Samuel grinned and ran for the kitchen. He set the jar on their small table and threw an armful of wood on the coals of the kitchen fire. He swung the iron kettle over the flames for tea and set out plates and salt cod for dinner. Edward sat at the table, careful not to rock the uneven legs and tip Samuel’s jar.

It had been hard raising Samuel alone, but at least he was a better father than his own had been. His father’s violence had been hard enough, but the echoes had made it so much worse. Both Edward and his mother had relived the anger and fear of each event over and over, sometimes for days before the echoes dispelled. Over the years, his mother became increasingly withdrawn, though she refused to leave her husband. Edward hadn’t seen her for nearly a year now, not since she’d tried to hang herself.

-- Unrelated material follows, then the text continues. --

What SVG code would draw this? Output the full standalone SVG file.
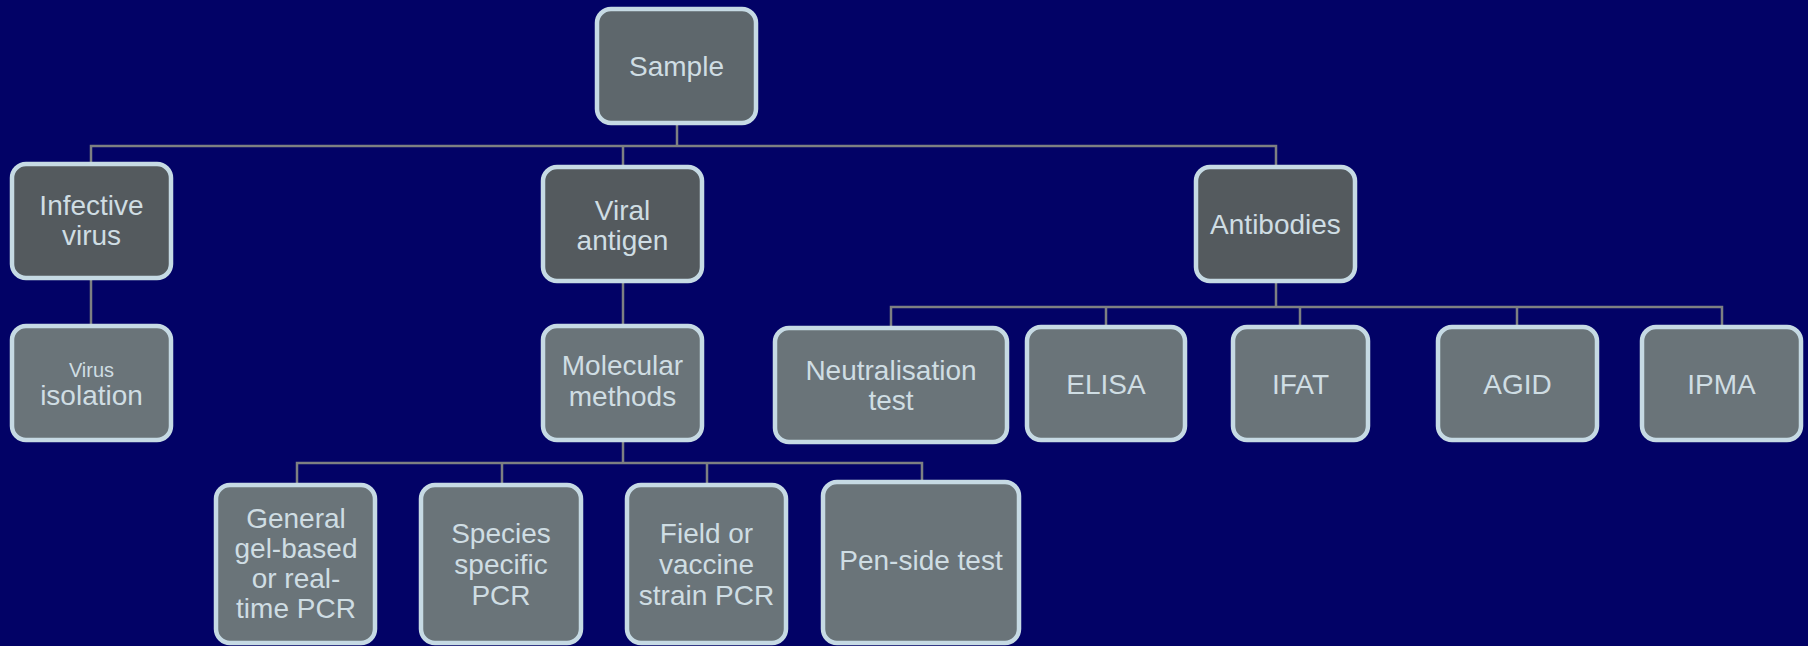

He wracked his brain for any donor for Mrs. Winston’s potion other than his mother. Harvesting echoes had no ill effect on the donor—no more than collecting their tears or bottling their breath would—but the cost to Edward would be dear. Feeling the echoes of his mother’s hopelessness when he was young had been heartbreaking; to absorb the depth of her current despair into his own body would be hellish. Donors weren’t easy to find though, even for love potions. The emotions had to be strong enough to do the job. It could take months to find someone just right for this. Someone else, at least.

* * *

The following morning Edward opened the under-stair cupboard and pulled a wooden box from its recesses. Two blue phials containing love and a single green phial holding sorrow were all that remained of his potions. Not only were they challenging to collect, but he didn’t dare sell them frequently enough to attract the attention of the law. Among the empty containers in the box were some clear phials for the occasional odd request but, in general, few people sought anything other than love or revenge.

Edward placed an empty phial in his pocket and left Samuel in the care of a neighbor, then stopped at his landlord’s and paid the surprised man a year’s rent in advance before beginning his journey. He weighed again the personal cost, body and soul, to collect this potion against his and Samuel’s need for the money. Again the scales favored need.

An hour later he crossed Moorfields and the outline of Bethlem Royal Hospital appeared beyond the open fields. Bedlam—as most folk called it—loomed heavy and foreboding, like a pale, stone monster unable to move for the sheer mass of victims it had gorged upon. Multiple eyes of black barred windows dotted the walls, and the shrieks and moans drifting from those windows sounded like nothing human. Somewhere within the bowels of that monster lay his mother.